Doctrine of Arbitrariness
The amendment is hit by the doctrine of arbitrariness and the principle against subordination of fellow citizens. Notably, subordination is not merely about exclusion — it is about legal structures that construct certain communities as permanently untrustworthy or undeserving of equal legal respect. This is exactly how the amendment proceeds. One cannot ignore that it may even be comparable to denotified tribes, who continue to prove their innocence much after being denotified.
The removal of finality as well as the inclusion of other communities in the management of the Waqf Boards, in this case, is not innocuous neutral governance — it creates a presumption of fraud or illegitimacy in Muslim endowment practices where such a presumption does not apply to Hindu Mathas or Sikh gurdwaras — or any other group. Muslims, whether watching a cricket match, performing official duties, or on the border fighting wars, and now when managing their properties, are suspect in their motherland.
The Amendment violates the promise of equality, not just by treating equals unequally, but by doing so based on entrenched religious stereotypes. The anti-subordination lens, when applied to the amendment, would reveal that legal neutrality can often mask structural inequalities that reinforce historical power dynamics.
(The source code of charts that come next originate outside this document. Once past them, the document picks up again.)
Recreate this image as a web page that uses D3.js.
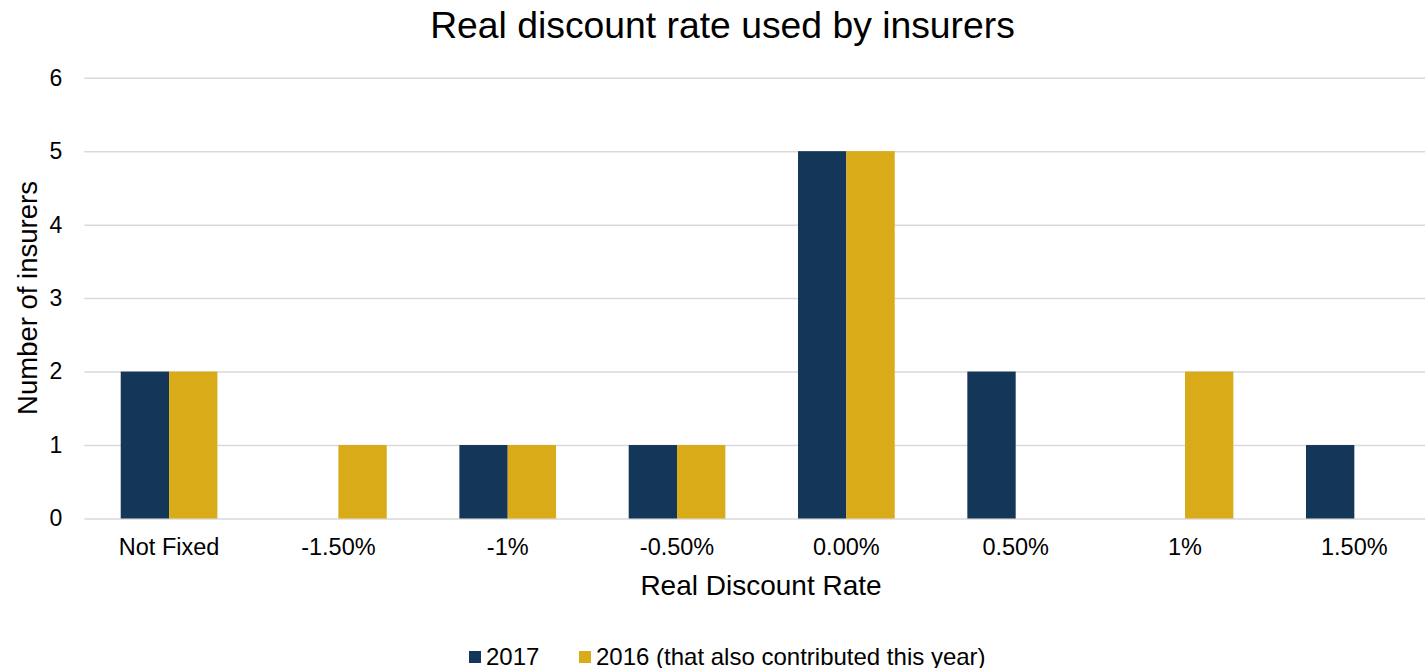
<!DOCTYPE html>
<html><head><meta charset="utf-8">
<script src="https://cdn.jsdelivr.net/npm/d3@7"></script>
<style>body{margin:0;background:#fff;}svg{display:block;font-family:"Liberation Sans",Arial,sans-serif;}</style>
</head><body>
<svg id="c" width="1425" height="668"></svg>
<script>
const categories = ["Not Fixed","-1.50%","-1%","-0.50%","0.00%","0.50%","1%","1.50%"];
const seriesNames = ["2017","2016 (that also contributed this year)"];
const values2017 = [2,0,1,1,5,2,0,1];
const values2016 = [2,1,1,1,5,0,2,0];
const yTicks = [0,1,2,3,4,5,6];
const colors = ["#143659","#d9ab19"];

(function(){
const svg = d3.select("#c");
const pL = 84.4, pR = 1439, pT = 77.7, pB = 518.5;
const x0 = d3.scaleBand().domain(categories).range([pL,pR]).paddingInner(0.429).paddingOuter(0.2145);
const x1 = d3.scaleBand().domain(seriesNames).range([0,x0.bandwidth()]);
const y = d3.scaleLinear().domain([0,6]).range([pB,pT]);

// gridlines
const yAxis = d3.axisLeft(y).tickValues(yTicks).tickSize(-(pR-pL)).tickPadding(22).tickFormat(d3.format("d"));
const gy = svg.append("g").attr("transform",`translate(${pL},0)`).call(yAxis);
gy.select(".domain").remove();
gy.selectAll(".tick line").attr("stroke","#d9d9d9").attr("stroke-width",1.5);
gy.selectAll(".tick text").attr("font-size","23px").attr("fill","#000").attr("font-family","Liberation Sans, Arial, sans-serif");

// bars
const data = categories.map((c,i)=>({c, v:[values2017[i], values2016[i]]}));
const g = svg.append("g");
data.forEach(d=>{
  d.v.forEach((v,j)=>{
    if(v<=0) return;
    g.append("rect")
      .attr("x", x0(d.c)+x1(seriesNames[j]))
      .attr("width", x1.bandwidth())
      .attr("y", y(v))
      .attr("height", y(0)-y(v))
      .attr("fill", colors[j]);
  });
});

// x axis
const xAxis = d3.axisBottom(x0).tickSize(0).tickPadding(20);
const gx = svg.append("g").attr("transform",`translate(0,${pB})`).call(xAxis);
gx.select(".domain").remove();
gx.selectAll(".tick text").attr("font-size","23.5px").attr("fill","#000").attr("font-family","Liberation Sans, Arial, sans-serif");

// titles
svg.append("text").attr("x",722.5).attr("y",38).attr("text-anchor","middle").attr("font-size","37.3px").attr("fill","#000").text("Real discount rate used by insurers");
svg.append("text").attr("x",761).attr("y",595).attr("text-anchor","middle").attr("font-size","28px").attr("fill","#000").text("Real Discount Rate");
svg.append("text").attr("transform","translate(37,298) rotate(-90)").attr("text-anchor","middle").attr("font-size","27.5px").attr("fill","#000").text("Number of insurers");

// legend
const legendX = [469, 579];
seriesNames.forEach((n,i)=>{
  svg.append("rect").attr("x",legendX[i]).attr("y",651).attr("width",12).attr("height",12).attr("fill",colors[i]);
  svg.append("text").attr("x",legendX[i]+17).attr("y",664.5).attr("font-size","24px").attr("fill","#000").text(n);
});
})();
</script>
</body></html>
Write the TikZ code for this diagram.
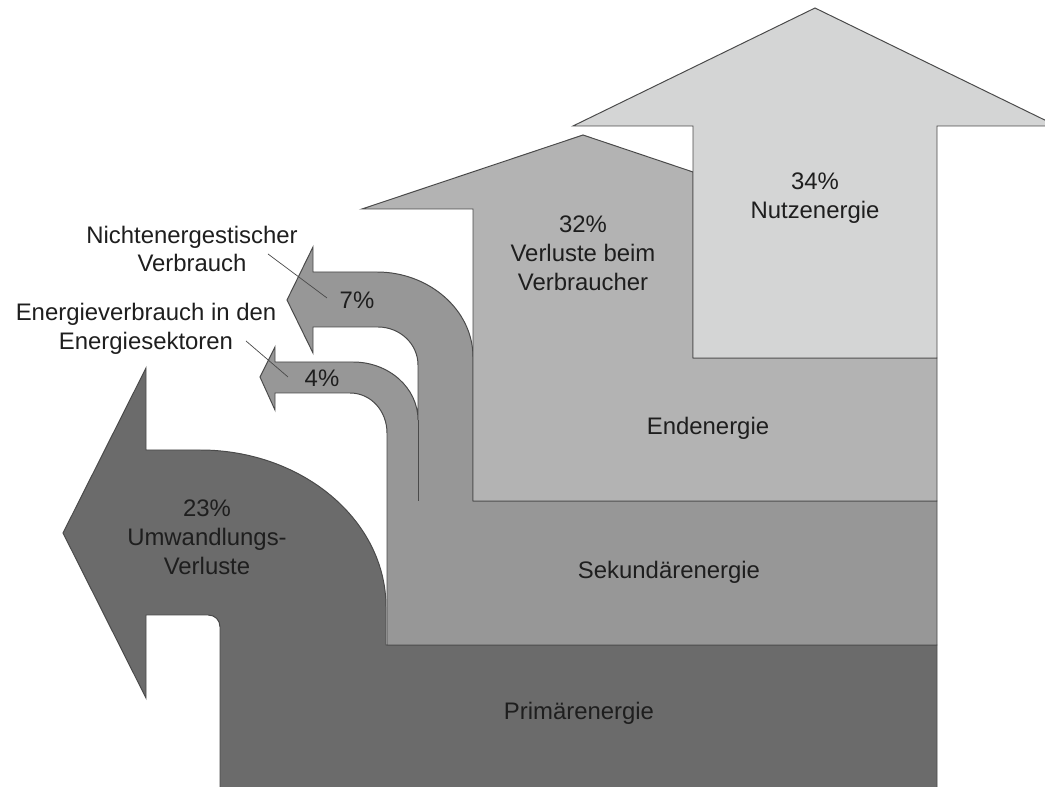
\documentclass[tikz,border=0pt]{standalone}
\usepackage{fontspec}
\setmainfont{Liberation Sans}
\usepackage{tikz}

\definecolor{primcol}{HTML}{6B6B6B}
\definecolor{sekcol}{HTML}{979797}
\definecolor{endcol}{HTML}{B3B3B3}
\definecolor{nutzcol}{HTML}{D4D5D5}
\definecolor{edgecol}{HTML}{4A4A4A}
\definecolor{txtcol}{HTML}{1E1E1E}

\begin{document}
\begin{tikzpicture}[x=0.25mm, y=-0.25mm,
    flow/.style={draw=edgecol, line width=0.7pt, line join=miter},
    lbl/.style={text=txtcol, align=center, inner sep=0pt, font=\fontsize{17}{20.5}\selectfont},
    leader/.style={draw=edgecol, line width=0.5pt}]
            \clip (0,0) rectangle (1045,787);

            % Primaerenergie and Umwandlungsverluste
            \draw[flow, fill=primcol] (220,792) -- (220,627) .. controls (220,620) and (215,615) .. (208,615)
                -- (146,615) -- (146,698) -- (63,533) -- (146,368) -- (146,450) -- (200,450)
                .. controls (302,450) and (386,520) .. (386,607) -- (386,645) -- (937,645) -- (937,792) -- cycle;

            % Sekundaerenergie with the two side flows
            \draw[flow, fill=sekcol] (387,645) -- (937,645) -- (937,501) -- (473,501) -- (473,357)
                .. controls (473,310) and (429,272) .. (377,272) -- (313,272) -- (313,247) -- (287,300)
                -- (313,353) -- (313,327) -- (378,327) .. controls (400,327) and (418,344) .. (418,365)
                -- (418,420) .. controls (418,388) and (389,362) .. (353,362) -- (275,362) -- (275,347)
                -- (260,377) -- (275,410) -- (275,393) -- (350,393) .. controls (371,393) and (387,411) .. (387,433)
                -- cycle;
            \draw[flow] (418,420) -- (418,501);

            % Endenergie and Verluste beim Verbraucher
            \draw[flow, fill=endcol] (473,501) -- (473,209) -- (362,209) -- (583,135) -- (693,172)
                -- (693,358) -- (937,358) -- (937,501) -- cycle;

            % Nutzenergie
            \draw[flow, fill=nutzcol] (693,358) -- (693,126) -- (573,126) -- (815,8) -- (1057,126)
                -- (937,126) -- (937,358) -- cycle;

            \node[lbl] (prim) at (579,713) {Primärenergie};
            \node[lbl] (sek) at (669,572) {Sekundärenergie};
            \node[lbl] (ende) at (708,428) {Endenergie};
            \node[lbl] (nutz) at (815,198) {34\%\\Nutzenergie};
            \node[lbl] (verl) at (583,253) {32\%\\Verluste beim\\Verbraucher};
            \node[lbl] (umw) at (207,537) {23\%\\Umwandlungs-\\Verluste};
            \node[lbl] (p7) at (357,300) {7\%};
            \node[lbl] (p4) at (322,378) {4\%};
            \node[lbl] (nev) at (192,249) {Nichtenergestischer\\Verbrauch};
            \node[lbl] (evs) at (146,329) {Energieverbrauch in den\\Energiesektoren};

            \coordinate (n7) at (268,254);
            \coordinate (k7) at (327,298);
            \coordinate (n4) at (246,341);
            \coordinate (k4) at (288,377);
            \draw[leader] (n7) -- (k7);
            \draw[leader] (n4) -- (k4);
        \end{tikzpicture}
\end{document}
By including ‘outsiders’ in the Waqf administration, the law dismantles self-governance, and by removing the finality clause, it invites perpetual executive oversight — two moves that together reduce Muslims from constitutional subjects to administrative suspects. The Waqf amendment, so viewed, becomes a tool of disempowerment cloaked in reform. Far from offering “UMEED” of any kind, it is an exercise in constitutional fraud and breach of constitutional morality.